The first was originality. Come December, the story ideas floating around the newsroom were as stale as last year's gingerbread house. Holiday depression. Holiday diets. Nifty gifts for under $25. Show me a feature writer who hasn't done the pets-at-Christmas story and I'll show you a slacker.
The second major hurdle was sentimentality, the built-in hazard of holiday writing. What reporter among us has not veered occasionally into Hallmark territory, home of teary reunions and abandoned puppies that end up under the tree?
Nowhere was this hazard more apparent than in the annual Milk Fund stories. The Milk Fund, a charity founded and then-sponsored by the old daily Knoxville Journal, bought milk for needy families. Each December, every Journal reporter was assigned an MF story. You went out and interviewed lucky milk recipients, then wrote a minimum of 10 inches about their plight and their endless gratitude. The stories ran on the front page, so there was no question of dashing off a few mediocre paragraphs and hoping no one would read them.
It's hard to write about poor people at Christmas without sounding pathetic or saccharine. I did my share of forgettable pieces and wished my copy could run without a byline.

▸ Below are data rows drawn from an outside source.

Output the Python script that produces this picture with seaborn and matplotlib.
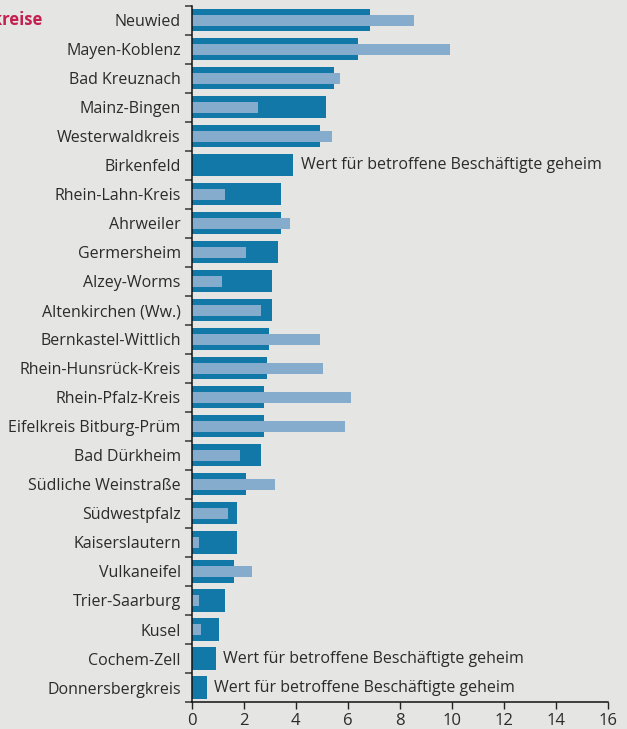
import numpy as np
import matplotlib
matplotlib.use("Agg")
import matplotlib.pyplot as plt
import seaborn as sns

kreise = ["Neuwied", "Mayen-Koblenz", "Bad Kreuznach", "Mainz-Bingen", "Westerwaldkreis",
          "Birkenfeld", "Rhein-Lahn-Kreis", "Ahrweiler", "Germersheim", "Alzey-Worms",
          "Altenkirchen (Ww.)", "Bernkastel-Wittlich", "Rhein-Hunsrück-Kreis", "Rhein-Pfalz-Kreis",
          "Eifelkreis Bitburg-Prüm", "Bad Dürkheim", "Südliche Weinstraße", "Südwestpfalz",
          "Kaiserslautern", "Vulkaneifel", "Trier-Saarburg", "Kusel", "Cochem-Zell",
          "Donnersbergkreis"]
# dunkle Balken
betriebe = [6.84, 6.38, 5.46, 5.15, 4.92, 3.88, 3.42, 3.42, 3.30, 3.07, 3.07, 2.96, 2.88,
            2.76, 2.76, 2.65, 2.07, 1.72, 1.72, 1.61, 1.26, 1.03, 0.91, 0.57]
# helle Balken (NaN = geheim)
beschaeftigte = [8.54, 9.93, 5.69, 2.53, 5.38, np.nan, 1.26, 3.76, 2.07, 1.15, 2.65, 4.92,
                 5.03, 6.11, 5.88, 1.84, 3.19, 1.38, 0.26, 2.30, 0.26, 0.37, np.nan, np.nan]
geheim_text = "Wert für betroffene Beschäftigte geheim"

bg = "#e5e5e3"
dark = "#1278a8"
light = "#85abcd"
txt = "#2b2b2b"

sns.set_style("white")
plt.rcParams['font.family'] = ['Open Sans', 'DejaVu Sans']

fig = plt.figure(figsize=(6.27, 7.29), dpi=100, facecolor=bg)
ax = fig.add_axes([0.306, 0.037, 0.6635, 0.955])
ax.set_facecolor(bg)

sns.barplot(x=betriebe, y=kreise, orient="h", color=dark, width=0.76,
            saturation=1, linewidth=0, ax=ax)
sns.barplot(x=beschaeftigte, y=kreise, orient="h", color=light, width=0.38,
            saturation=1, linewidth=0, ax=ax)

for i, (k, b, s) in enumerate(zip(kreise, betriebe, beschaeftigte)):
    if np.isnan(s):
        ax.text(b + 0.3, i, geheim_text, va="center", ha="left", fontsize=11.5, color=txt)

ax.set_xlim(0, 16)
ax.set_ylim(23.5, -0.5)
ax.set_xticks(range(0, 17, 2))
ax.set_yticks(range(len(kreise)))
ax.set_yticklabels(kreise)
ax.set_yticks(np.arange(-0.5, len(kreise), 1), minor=True)
ax.tick_params(axis="y", which="major", length=0, pad=8, labelsize=11.5, labelcolor=txt)
ax.tick_params(axis="y", which="minor", length=5, width=1.2, color="#444444", left=True)
ax.tick_params(axis="x", length=5, width=1, color="#222222", bottom=True,
               labelsize=12, labelcolor=txt, pad=3)
ax.set_xlabel("")
ax.set_ylabel("")
for side in ["top", "right"]:
    ax.spines[side].set_visible(False)
for side in ["left", "bottom"]:
    ax.spines[side].set_color("#111111")
    ax.spines[side].set_linewidth(1.1)

fig.text(43 / 627, 1 - 20 / 729, "Landkreise", ha="right", va="center",
         fontsize=12, fontweight="bold", color="#c3204f")

fig.savefig("out.png", dpi=100, facecolor=bg)
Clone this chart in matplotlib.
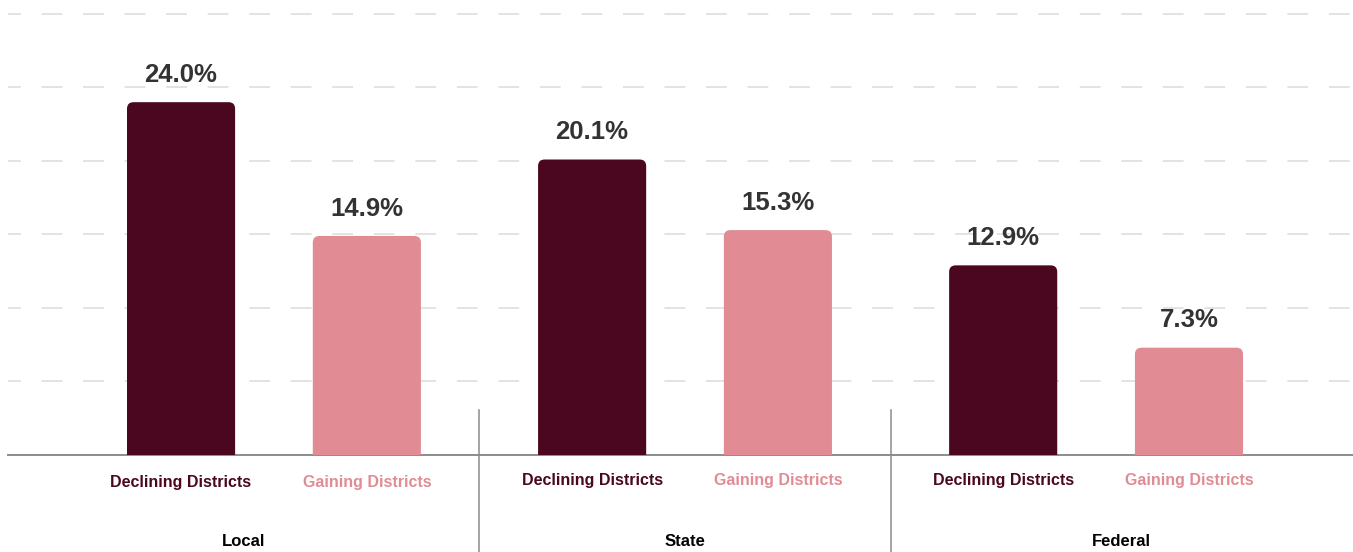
import matplotlib
matplotlib.use("Agg")
import matplotlib.pyplot as plt
from matplotlib.patches import FancyBboxPatch
from matplotlib.transforms import blended_transform_factory

# ── Данные ────────────────────────────────────────────────────────────────
groups    = ["Local", "State", "Federal"]
series    = ["Declining Districts", "Gaining Districts"]
declining = [24.0, 20.1, 12.9]
gaining   = [14.9, 15.3, 7.3]

colors  = ["#4b0720", "#e18c94"]
W, H    = 1353, 552
DPI     = 100

fig = plt.figure(figsize=(W / DPI, H / DPI), dpi=DPI)
# оси: от x=8 до правого края, от базовой линии (y=455) до верха
ax = fig.add_axes([8 / W, (H - 455) / H, (W - 8) / W, 455 / H])
ax.set_xlim(-0.647, 2.625)
ax.set_ylim(0, 30.95)

ax.set_yticks([5, 10, 15, 20, 25, 30])
ax.grid(axis="y", color="#e0e0e0", linewidth=1.3, linestyle=(4.4, (11.5, 11.5)))
ax.set_axisbelow(True)
ax.set_xticks([])
ax.tick_params(left=False, labelleft=False)
for s in ["top", "right", "left"]:
    ax.spines[s].set_visible(False)
ax.spines["bottom"].set_color("#8c8c8c")
ax.spines["bottom"].set_linewidth(1.4)

# соотношение масштабов для скругления углов
px_x = (W - 8) / (2.625 + 0.647)
px_y = 455 / 30.95
aspect = px_x / px_y

offset = 0.226
bw = 0.263
bold = dict(family=["Liberation Sans", "DejaVu Sans"], weight="bold")
cat_y = [-20, -18, -18]

trans = blended_transform_factory(ax.transData, ax.transAxes)

for i, g in enumerate(groups):
    for j, vals in enumerate([declining, gaining]):
        v = vals[i]
        xc = i + (offset if j else -offset)
        patch = FancyBboxPatch((xc - bw / 2, -2), bw, v + 2,
                               boxstyle="round,pad=0,rounding_size=0.016",
                               mutation_aspect=aspect,
                               facecolor=colors[j], edgecolor="none", zorder=3)
        ax.add_patch(patch)
        ax.annotate(f"{v:.1f}%", (xc, v), xytext=(0, 11), textcoords="offset points",
                    ha="center", va="bottom", fontsize=18.5, color="#333333", **bold)
        ax.annotate(series[j], (xc, 0), xytext=(0, cat_y[i]), textcoords="offset points",
                    ha="center", va="center", fontsize=11.5, color=colors[j],
                    annotation_clip=False, **bold)
    # подпись группы по центру своей секции
    left = -0.647 if i == 0 else i - 0.5
    right = 2.625 if i == len(groups) - 1 else i + 0.5
    ax.annotate(g, ((left + right) / 2, 0), xytext=(0, -62), textcoords="offset points",
                ha="center", va="center", fontsize=12, color="black",
                annotation_clip=False, **bold)

# вертикальные разделители между группами
for xs in [0.5, 1.5]:
    ax.plot([xs, xs], [0.099, -0.22], transform=trans, color="#8c8c8c",
            linewidth=1.1, clip_on=False, zorder=1)

fig.savefig("out.png", dpi=DPI, facecolor="white")
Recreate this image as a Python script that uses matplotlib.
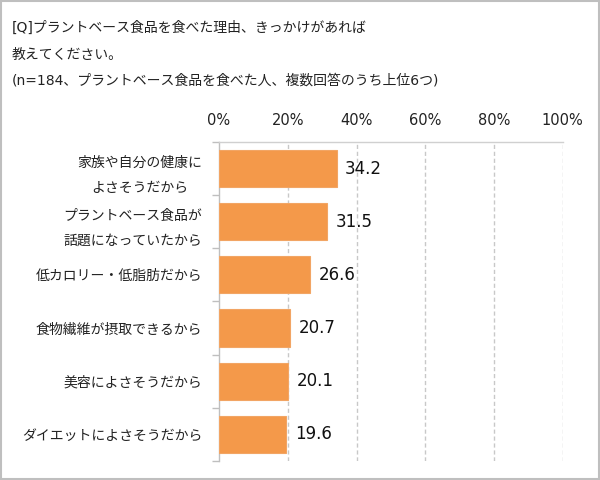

In my fourth year of MF stories, I drove to a two-room shack on an unpaved road. It was home to a single mother of an enormous number of children, all of whom appeared to be under the age of six. They were clad, on this winter day, in ripped shorts and sagging diapers.
I sat on the couch and opened my notebook. I was supposed to ask this woman why it was important for her to get the free milk. I was supposed to get a usable quote and enough material for my 10 inches and leave.
But as we sat together in the cold little room, two things became clear. Milk was not going to do the trick here. And I was not going to make this woman tell me how poor she was.
We talked about the kids and what they wanted for Christmas. We talked about how she once had thought of becoming a nurse. We talked about the weather and how it might snow later.
I went back to the paper and sat at my computer. Then I told a friend in features about what I had seen that morning, and she told the cop reporter, and he told the sports guys. At the end of the day, they handed me an envelope.
We bought enough groceries for a week and presents for the kids and sweatsuits for all of them. They got the free milk, too.
We loaded the stuff in someone's van and drove it out there. The woman looked bewildered. The children tore open bags of cookies and stared at us. There was nothing sentimental about the moment. It was, to quote Roy Blount, "life its own self."
As for my MF story, it wasn't much. Sometimes, you just have to be there.